Well, new countries are market entry, so it's a different proposition. I think, as I said in the presentation, what we're looking for is a balance between building out the countries we're in and new country entries.
another question coming through. Do the results benefit from the Educor demise?
I think they've had an absolutely minimal effect.
Yeah
on our results.
Yeah. We've picked up very, very few students because of the timing of the year that the accreditation was pulled. Then the last one at the moment is, how easy is it to convert an IIE qualification to compete with STADIO offering in terms of giving distance learning to students?
A high proportion of our qualifications are already registered for distance. In fact, I think, again, maybe Shevon, you can confirm, but I think every program that we send for accreditation, we have it accredited for both distance and face-to-face. We're comfortable that we have product to compete.
With that, we've come to the end of the online questions.
Any more from the room?
Afternoon. Just a quick one on capital allocation. I mean, you characterize your balance sheet as being sound, but I think it's a quick step away from looking a bit lazy. Given your kind of cash generation at the moment, it might just become quite a bit lazy if you don't, you know, do anything. Just how you see the capital allocation stack, what your priorities are there?
P articularly related to, if you'd consider, share buybacks.
Not to get greedy or anything, but you've already moved the dividend cover down. Is there scope for that to, you know?
Yeah
Go further?
Okay. I mean, we obviously consider capital allocation, but also sort of to try and optimize our capital structure, and we look at both of those. I think certainly to optimize our capital structure informed the increase in the dividend payout. You did see that we did make some share buybacks. Again, it was to firstly remove the dilution effect of our management share scheme. Those shares were acquired rather than issuing and diluting. We did acquire a small amount of shares to cancel when the share price started moving strongly up. We will consider you know allocating capital towards share buybacks where when it makes sense.

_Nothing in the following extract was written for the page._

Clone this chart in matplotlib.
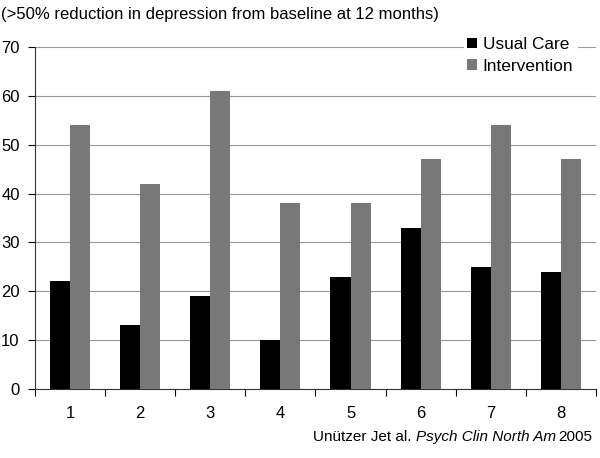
import numpy as np
import matplotlib.pyplot as plt

plt.rcParams['font.family'] = ['Liberation Sans', 'DejaVu Sans']

# datos
categorias = ['1', '2', '3', '4', '5', '6', '7', '8']
usual_care = [22, 13, 19, 10, 23, 33, 25, 24]
intervencion = [54, 42, 61, 38, 38, 47, 54, 47]

fig = plt.figure(figsize=(6, 4.58), dpi=100)
ax = fig.add_axes([0.0583, 0.1507, 0.935, 0.7467])

x = np.arange(len(categorias))
ancho = 0.286
ax.bar(x - ancho / 2, usual_care, ancho, color='black', label='Usual Care', zorder=3)
ax.bar(x + ancho / 2, intervencion, ancho, color='#787878', label='Intervention', zorder=3)

ax.set_xlim(-0.5, len(categorias) - 0.5)
ax.set_ylim(0, 70)
ax.set_yticks(np.arange(0, 71, 10))
ax.yaxis.grid(True, color='#999999', linewidth=0.8, zorder=0)
ax.tick_params(axis='y', labelsize=12, direction='out', length=5, width=0.8, pad=6)

ax.set_xticks(x)
ax.set_xticklabels(categorias, fontsize=12)
ax.set_xticks(np.arange(-0.5, len(categorias)), minor=True)
ax.tick_params(axis='x', which='major', length=0, pad=12)
ax.tick_params(axis='x', which='minor', length=5, width=0.8, direction='out')

for lado in ['top', 'right']:
    ax.spines[lado].set_visible(False)
for lado in ['left', 'bottom']:
    ax.spines[lado].set_linewidth(0.8)
    ax.spines[lado].set_color('#333333')

leg = ax.legend(loc='upper left', bbox_to_anchor=(455 / 600, 1 - 25 / 458),
                bbox_transform=fig.transFigure, frameon=True,
                fontsize=12.4, handlelength=0.6, handleheight=0.6,
                handletextpad=0.3, labelspacing=0.4, borderpad=0.2)
leg.get_frame().set_edgecolor('white')
leg.get_frame().set_facecolor('white')
leg.get_frame().set_alpha(1)
leg.set_zorder(5)

fig.text(0.002, 0.968, '(>50% reduction in depression from baseline at 12 months)',
         fontsize=12, ha='left', va='center')

# cita con parte en cursiva
t1 = fig.text(313 / 600, 0.046, 'Unützer Jet al. ', fontsize=11, ha='left', va='center')
fig.canvas.draw()
bb = t1.get_window_extent()
t2 = fig.text(bb.x1 / fig.bbox.width, 0.046, 'Psych Clin North Am', fontsize=11,
              style='italic', ha='left', va='center')
bb2 = t2.get_window_extent()
fig.text(bb2.x1 / fig.bbox.width + 0.004, 0.046, '2005', fontsize=11,
         ha='left', va='center')

plt.savefig('out.png', dpi=100)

Not just at any cost, you know, it's gotta be a proper capital allocation decision as opposed to a financial engineering decision. Yes, we are open to that. Yeah, we are, you know, away from our capital structure at the moment. We undergeared relative to the optimal capital structure. You know, in this environment, maybe it's not a bad thing to have been a bit on the low side. I think if the economy improves, and particularly if we find some good opportunities in the rest of Africa, we would deploy more capital and would be quite happy to gear up further.
I mean, clearly, if we don't find these opportunities, but I think we do believe there are still lots of investment opportunities. If we don't, I think the board would obviously consider, you know, what other tools do they have, which would include dividend payouts and whether we take a different view on share buybacks. We're very mindful of both, and we try and balance them, but not with a knee-jerk reaction. You know? It's a long-term, and you are going to be out of it depending on the cycle of the business. As long as you're always mindful of it and seeing, you know, striving to get back into that range over a long term.
You know, again, we didn't disclose it in the slides, but it was in the year-end results. Our Return on Equity is over 19%, so I think it's a pretty healthy return even with the suboptimal structure that we have at the moment. We'll look to continue driving that up.
Okay.
Great.
Are there any more questions from the room?
Okay. Well.
Thank you.
Thank you all. Appreciate you being here.